There is no level playing field in the dark world. A study carried out by the Organization for Economic Cooperation and Development (OECD) revealed that 20% of NGOs concentrate 80-90% of all available resources. This leads to furious competition between them for donor funding.

In Venezuela, key aspects of how they influence national politics and the transparency of their actions have been revealed. Last Tuesday, January 31, Jorge Barragán, spokesperson for International Affairs for the Pencil Alliance party, denounced the fate of the $1 billion in alleged humanitarian aid revealed by the former Secretary of State of the United States, Mike Pompeo, in his latest book Never Give In:

“We reviewed USAID reports in which it is revealed that this cooperation agency makes it clear that, of 100% of the resources allocated for humanitarian aid, only 2% reached people who really needed it.
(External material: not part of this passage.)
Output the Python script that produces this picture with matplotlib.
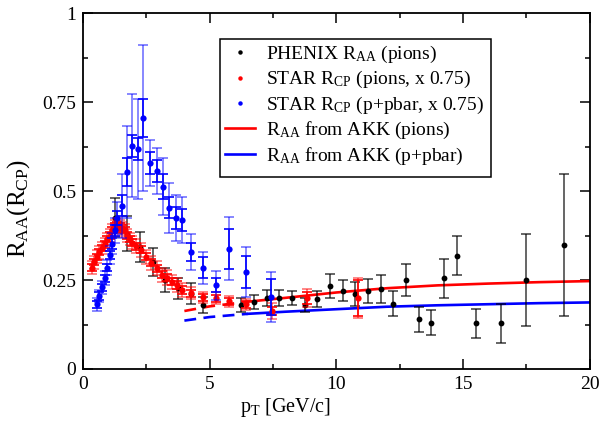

In other words, only 2% of the 1 billion that Mike Pompeo said in the book were able to reach people. The other 98% is not auditable, it got lost along the way.”

The new advance of NGOs in Venezuela not only prioritizes the issue of human rights, but the spectrum has begun to be broadened to other areas such as environment, health, unions, gender, social assistance, LGBTIQ+ activism, among others. This forum has analyzed how they have tried to exert social pressure by turning into a “field of struggle” the socio-economic effects suffered by the working population as a result of the 502 unilateral coercive measures applied by the United States and the European Union against Venezuela in favor of an agenda that could turn to dismissal, or at least towards the creation of a mass critical to government management of the effects of the continuing war.

Behind the financial circuits established for the operation of NGOs, lies the vision of a South that needs to be “civilized”; this vision legitimizes intervention and interference.

It is already customary for many of these organizations to take part in global elite offensives against governments, organizations and political figures to try to ensure the unipolarity of the global order. Although this order presumes to be “rule-based”, the question remains as to who imposes them and how they enforce them.